Luigi Bellesini

Nacque a Trento nel 1774 e si chiamava, per la precisione, Luigi Giuseppe Gioacchino Bellesini. Nel 1793, col nome religioso di Stefano, vestì l’abito degli Eremitani di Sant’Agostino nel convento della sua città (un suo zio materno, Fulgenzio Meichelpech, era priore). Mandato a studiare a Roma, proseguì a Bologna; ma arrivarono i napoleonici e invasero lo Stato Pontificio, di cui Bologna era parte. Il Bellesini fu costretto a tornare a Trento.
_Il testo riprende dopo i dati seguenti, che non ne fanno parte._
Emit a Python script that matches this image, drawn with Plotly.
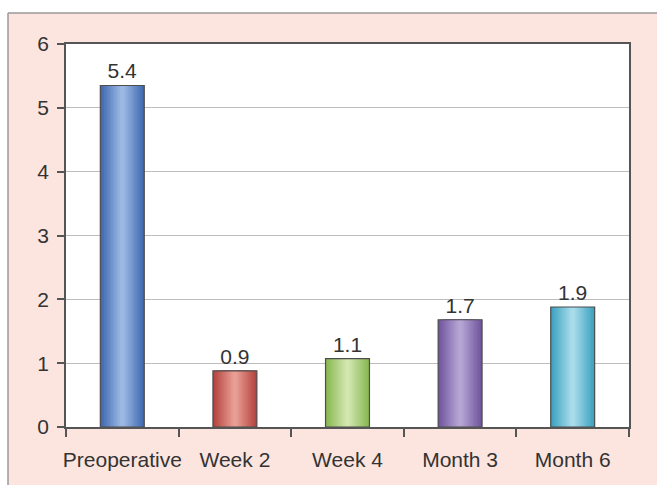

Qui venne ordinato sacerdote nel 1797. Nel convento cittadino si occupò di predicazione fino a quando i francesi, giunti anche lì, soppressero, al solito, tutte le case religiose. Il Bellesini dovette rientrare in famiglia e impiegarsi come maestro nella scuola comunale. Fece carriera e diventò prima direttore didattico e poi ispettore di distretto. Caduto Napoleone, riacquistò la speranza, che non aveva mai perso, di vedere ricostituito il suo convento. Ma ormai della sua famiglia religiosa non era rimasto che lui. Così, nel 1817 lasciò la città e si portò a Roma, dove gli Eremitani di Sant’Agostino rimasti si erano radunati. Fu nominato maestro dei novizi, carica che conservò quando venne trasferito a Città della Pieve. Nel 1826, sempre come maestro dei novizi, fu mandato a Genazzano, dove il suo ordine aveva ottenuto dal papa Leone XII il permesso di poter riprendere ufficialmente l’osservanza della regola.

In Genazzano il Bellesini fu incaricato di reggere una parrocchia, compito che svolse fino alla morte. Quest’ultima lo colse per colpa di un’epidemia di tifo che aveva finito per contagiare anche lui. L’anno era il 1840.